Im Lockdown hatten größere Kinder und Jugendliche noch die gegenseitige Unterstützung über elektronische Medien, das entfällt, wenn ich alleine in Quarantäne bin, während meine Freunde sich weiter sehen können.

Wovon hängt es eigentlich bei kleinen Kindern ab, wie gut sie durch die Krise kommen? Ein ein- oder zweijähriges Kind vermisst noch nicht primär seine Freunde. Es ist bindungsorientiert auf die Erwachsenen. Das einzige, was Eltern von ganz kleinen Kindern tun müssen, ist dafür zu sorgen, dass sie selbst die Situation einigermaßen entspannt auf die Reihe kriegen. Dafür spielen die Vereinbarkeit von Beruf und Betreuung und die finanzielle Situation eine riesige Rolle.

Ganz wichtig: Es ist nach zwei Jahren Pandemie echt keine Schwäche, wenn einem das Ganze zu viel wird und man Unterstützung braucht.
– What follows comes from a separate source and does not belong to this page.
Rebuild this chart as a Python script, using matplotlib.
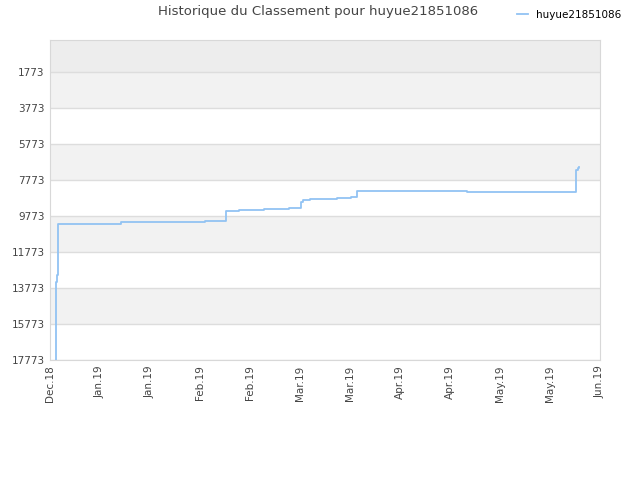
import matplotlib
matplotlib.use("Agg")
from matplotlib import pyplot as plt

plt.rcParams['font.family'] = ['DejaVu Sans']

# days since 2018-12-01, rank (lower is better)
days = [2.0, 2.05, 2.3, 2.65, 9.6, 23.5, 37.4, 51.3, 58.2, 62.5, 70.8, 79.1,
        83.1, 83.7, 86.0, 90.7, 95.0, 99.6, 101.6, 138.0, 174.1, 174.6, 175.2]
ranks = [17773, 13423, 13051, 10245, 10190, 10134, 10090, 10034, 9479, 9423, 9368, 9312,
         8995, 8901, 8845, 8801, 8756, 8701, 8368, 8423, 7218, 7090, 7051]

yticks = [1773, 3773, 5773, 7773, 9773, 11773, 13773, 15773, 17773]
xlabels = ["Dec.18", "Jan.19", "Jan.19", "Feb.19", "Feb.19", "Mar.19",
           "Mar.19", "Apr.19", "Apr.19", "May.19", "May.19", "Jun.19"]
player = "huyue21851086"

fig = plt.figure(figsize=(6.4, 4.8), dpi=100)
ax = fig.add_axes([50/640, 120/480, 550/640, 320/480])

# background bands
ax.axhspan(-5, 1773, color='#ededed', zorder=0, lw=0)
for lo in [1773, 5773, 9773, 13773]:
    ax.axhspan(lo, lo + 2000, color='#f2f2f2', zorder=0, lw=0)

ax.plot(days, ranks, drawstyle='steps-post', color='#92c3f3', lw=1.3,
        label=player, zorder=3)

ax.set_ylim(17773, -5)
ax.set_xlim(0, 182)
ax.set_yticks(yticks)
ax.set_yticklabels([str(t) for t in yticks], fontsize=7.5, color='#444444')
xt = [182 * i / 11 for i in range(12)]
ax.set_xticks(xt)
ax.set_xticklabels(xlabels, rotation=90, fontsize=7.5, color='#444444')
ax.tick_params(length=0, pad=4)
ax.yaxis.grid(True, color='#dddddd', lw=1)
ax.set_axisbelow(True)
for s in ax.spines.values():
    s.set_color('#d8d8d8')

fig.text(318/640, 1 - 12/480, "Historique du Classement pour " + player,
         ha='center', va='center', fontsize=9.5, color='#444444')
fig.legend(loc='center left', bbox_to_anchor=(508/640, 1 - 15/480), frameon=False,
           fontsize=7.5, handlelength=1.0, handletextpad=0.8)

fig.savefig("out.png", dpi=100)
Erziehungsberatungsstellen, Kinderschutzbund und Kinderjugendschutz haben vielerorts ihr Angebot stark ausgebaut, und wenn es für einen entlastenden Anruf ist, wo man mal mit einem Menschen besprechen kann, dass einem gerade die Decke auf den Kopf fällt.

Kreative Tätigkeiten und Spiele bringen Abwechslung in den Alltag.
Kreative Tätigkeiten und Spiele bringen Abwechslung in den Alltag. (Foto: NDAB Creativity/Shutterstock)

Keine zu große Panik vor Corona verbreiten

Und was können Eltern für größere Kinder tun, falls Kita, Schule und Verein wieder als Treffpunkt wegfallen?

Baumann: Bei Kindern im Kindergarten- und Grundschulalter können Eltern einiges kompensieren, indem sie Kontaktmöglichkeiten schaffen. Das heißt, sich zum Beispiel mit ein oder zwei Familien zu verabreden, unsere Kinder haben untereinander direkten Kontakt, schränken aber sonst ihre Kontakte nach außen ein.

Für Teenager ist es am schwersten, weil für sie der Kontakt mit Gleichaltrigen in Gruppen so wichtig ist. Eigentlich wäre es als Gesellschaft sehr sinnvoll zu sagen, 13- bis 25-Jährige dürfen sich mit mehr Leuten treffen, dafür müssen alle anderen jetzt aber mal auf weniger runter. Weil die das wirklich am dringendsten brauchen. Da möchte ich auch die Vereine ermutigen, dass sie Gelegenheiten für sichere Gruppenerfahrungen gerade für diese Altersgruppe offensiver ermöglichen und einfordern.

Eltern sollten unbedingt versuchen, selbst nicht in Panik zu geraten, weder im Sinne von "Hilfe, jetzt werden alle Kinder psychisch krank", noch sollten sie zu große Panik vor Corona als Krankheit verstreuen. Besser mit den Kindern offen und ehrlich darüber reden: Das ist eine beschissene Situation für uns alle, aber wir ziehen das zusammen durch.

Menno Baumann beschäftigt sich als Professor für Intensivpädagogik mit besonders herausfordernden Kindern, Jugendlichen und Familien sowie den für sie entwickelten Unterstützungssystemen.